A fundamental conclusion of the new physics also acknowledges that the OBSERVER CREATES THE REALITY. As observers, we are personally involved with the creation of our own reality. Physicists are being forced to admit that the UNIVERSE IS "MENTAL CONSTRUCTION" .

Pioneering physicist Sir James Jeans wrote: “The stream of knowledge is heading toward a non-mechanical reality; the universe begins to look more like a great thought than like a great machine.
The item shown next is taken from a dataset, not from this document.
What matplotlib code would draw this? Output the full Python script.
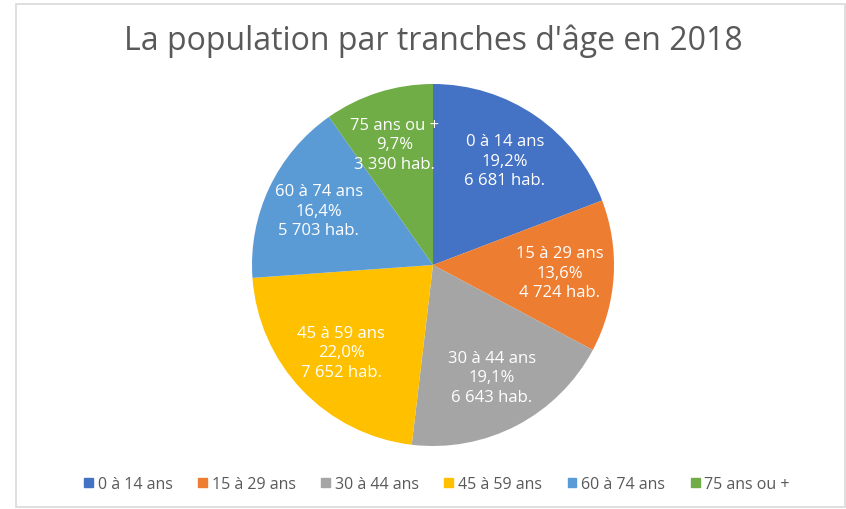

Mind no longer appears to be an accidental intruder into the realm of matter, we ought rather hail it as the creator and governor of the realm of matter. (R. C. Henry, “The Mental Universe”; Nature 436:29, 2005)
 
Last edited:

ajay0

Well-Known Member
Discussion of Nirguna Brahman is hampered by the fact that it has no qualities to latch on to, nothing can really be said about it but "not this!" As soon as you ascribe any qualities to it, like love, consciousness or even the popular "sat-chit-ananda" you've ascribed it gunas.

Nirguna Brahman or impersonal Spirit is indeed distinct from Saguna Brahman or personal God.

But both are consciousness, all the same, and pure consciousness is considered to be pure love.

Prajñānam brahma - Brahman is pure consciousness (Aitareya Upanishad 3.3 of the Rig Veda)

Sat-Chit-Ananda as in Truth-Being-Bliss are equally the nature of Nirguna Brahman too.


Where Nirguna Brahman is different from Saguna Brahman is in that Nirguna Brahman is formless and omnipresent encompassing creator and creation while Saguna Brahman is considered distinct from creation, nature and souls.

There is a difference and distinct identity for both Saguna Brahman and the Jivatman/soul, to denote a difference between the creator and creation.
 

The Anointed

Well-Known Member
The creator is in itself the Creation, for all things are made through him, by him, and for him.

What can be known about him is plain to all, for he has made it plain in the creation, which is the physical manifestation of himself, who is all, and who is one..
 

Fool

ALL in all
Premium Member
The creator is in itself the Creation, for all things are made through him, by him, and for him.

What can be known about him is plain to all, for he has made it plain in the creation, which is the physical manifestation of himself, who is all, and who is one..


saguna brahman is the lord, or christ in all.

nirguna brahman is the absolute which negates all contrasts, there is nothing to compare it to.
 

ajay0

Well-Known Member
But even to call it nirguna is to give it a quality.

Nirguna means 'no qualities or distinction' . Nirguna Brahman is totally impersonal as opposed to Saguna Brahman which has personal attributes like will and form.

It is to Saguna Brahman that prayers are made for auspiciousness or grace. Nirguna Brahman does no confer grace due to its impersonal nature.